Lo sforzo del governo locale per sanare queste zone non viene visto come un atto di legalità, ma come una violazione della tradizione. Sarà forse che, in Italia, siamo abituati ai condoni che ci permettono di ammirare mostri architettonici per l’eternità, mentre in Cina si distrugge. Purtroppo si distrugge anche senza senso o con un senso che non appartiene alla nostra mentalità occidentale. Mi trovo molto più dispiaciuto per quel vecchio hutong distrutto per lasciar spazio ad un anonimo palazzo che non per l’azione di rinnovamento di queste zone precedentemente lasciate allo sbando dell’abusivismo edilizio. Del resto, ora a Sanlitun, al posto dei bar, sono sorti piccoli giardini recintati pieni di fiori profumati. Per me, ognuno di quei fiori è un motivo in più per passare da lì.

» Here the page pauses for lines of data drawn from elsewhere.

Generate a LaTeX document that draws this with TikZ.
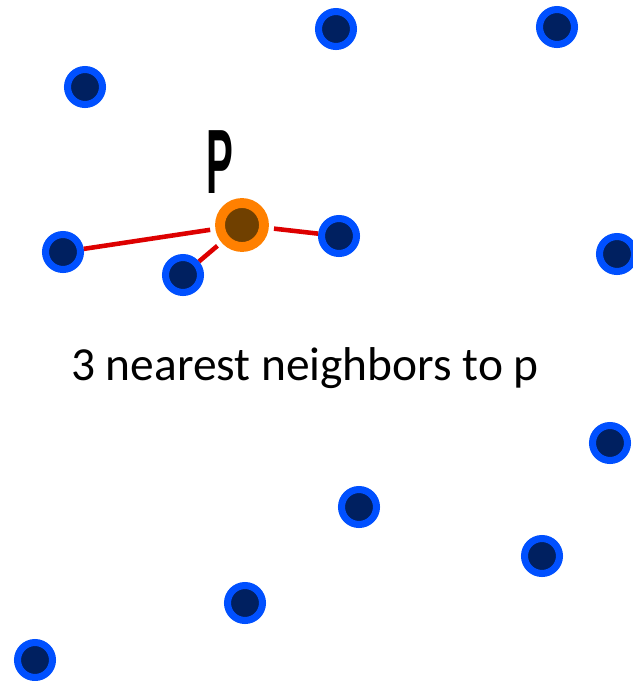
\documentclass[tikz,border=0pt]{standalone}
\usepackage{fontspec}
\setmainfont{Carlito}
\newfontfamily\labelfont{Liberation Sans}
\definecolor{ptblue}{HTML}{0050FF}
\definecolor{ptnavy}{HTML}{002060}
\definecolor{porange}{HTML}{FF8000}
\definecolor{pbrown}{HTML}{704000}
\definecolor{nnred}{HTML}{DD0000}

\begin{document}
\begin{tikzpicture}[x=0.02cm, y=-0.02cm,
    pt/.style={circle, draw=ptblue, fill=ptnavy, line width=4pt, minimum size=0.7cm, inner sep=0pt},
    query/.style={circle, draw=porange, fill=pbrown, line width=5.6pt, minimum size=0.88cm, inner sep=0pt},
    nn/.style={draw=nnred, line width=2.6pt, shorten <=3pt}]
    \useasboundingbox (0,0) rectangle (633,681);
    % data points
    \node[pt] (a) at (336,29) {};
    \node[pt] (b) at (557,27) {};
    \node[pt] (c) at (85,87) {};
    \node[pt] (n1) at (63,252) {};
    \node[pt] (n2) at (183,275) {};
    \node[pt] (n3) at (339,236) {};
    \node[pt] (d) at (617,254) {};
    \node[pt] (e) at (610,443) {};
    \node[pt] (f) at (359,507) {};
    \node[pt] (g) at (542,556) {};
    \node[pt] (h) at (245,603) {};
    \node[pt] (i) at (35,660) {};
    % query point and its neighbours
    \node[query] (p) at (242,225) {};
    \draw[nn] (p) -- (n1);
    \draw[nn] (p) -- (n2);
    \draw[nn] (p) -- (n3);
    \node[anchor=base, inner sep=0pt] (plabel) at (220,193) {\scalebox{0.44}[1]{\fontsize{52}{54}\selectfont\labelfont\bfseries P}};
    \node[anchor=base, inner sep=0pt] (caption) at (305,380) {\fontsize{27}{30}\selectfont 3 nearest neighbors to p};
\end{tikzpicture}
\end{document}
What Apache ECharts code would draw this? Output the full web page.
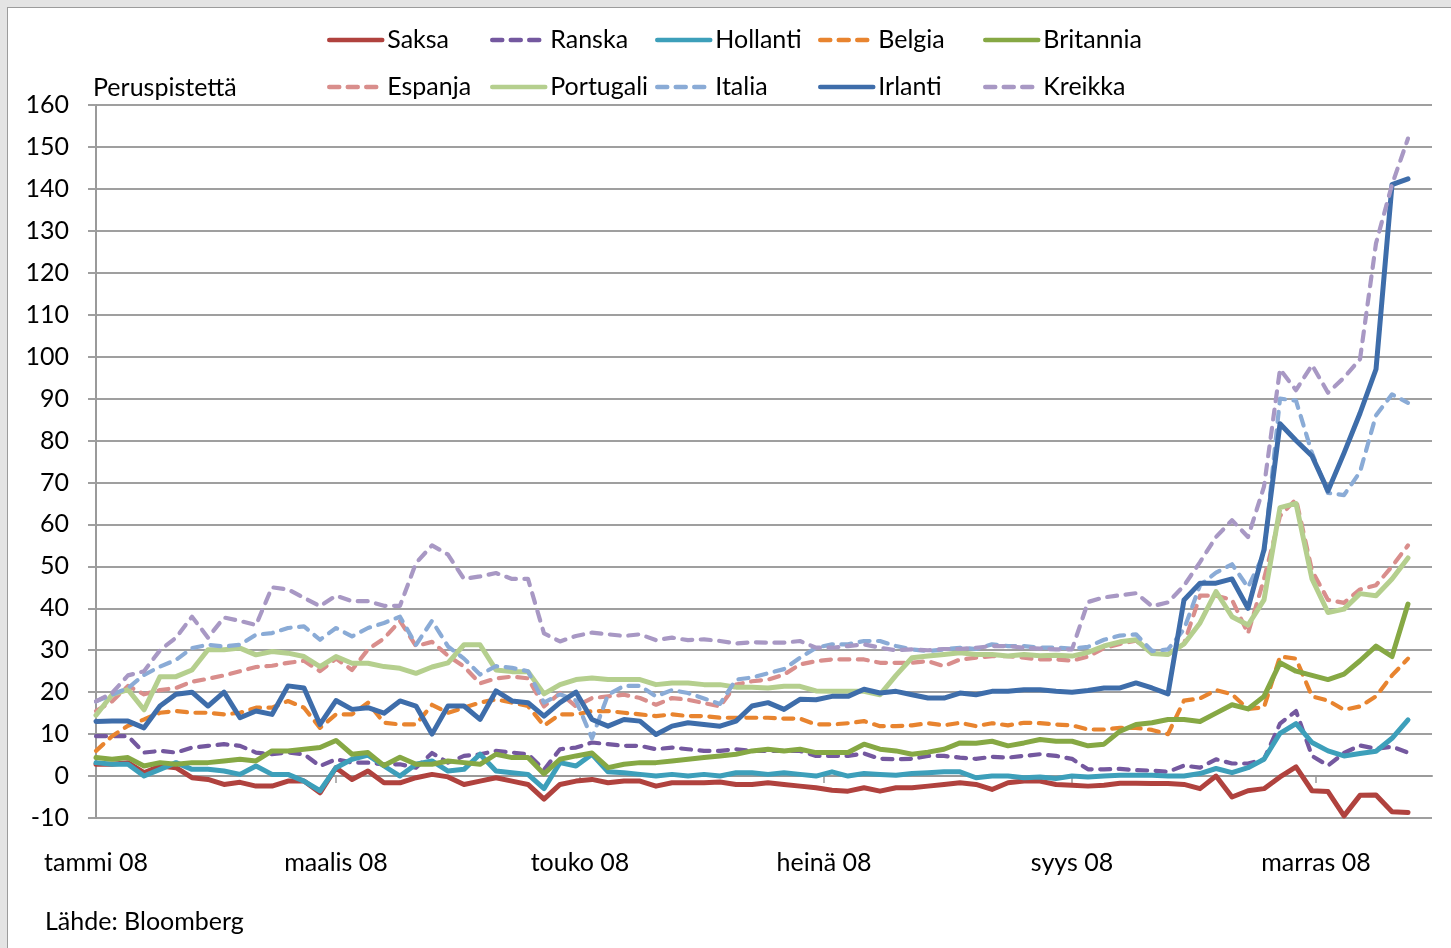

DISTRUGGERE PER COSTRUIRE E SANARE LUOGHI INDECENTI E MALSANI E’ UNA REGOLA OBBLIGATORIA, ANCHE SE A VOLTE SCOMPARE UN PEZZO DI NOI ..MA PER LE GENERAZIONI FUTURE SARA’ UN NUOVO AVVENIRE FATTO DI NUOVI SOGNI …NON E’ MOLTO PIACEVOLE VIVERE A NAPOLI NEI QUARTIERI COSI AMMASSATI E DEGRADATI..COSI’ E’ PER LA CINA
Gli Hutong sono un patrimonio e come qualsiasi cosa, se ben tenuta e risanata, può trasformarsi in una splendida risorsa . Se dovessi ritornare in Cina andrei subito a cercarli perchè li ho trovati splendidi ed affascinanti. Spero che ne rimangano!!!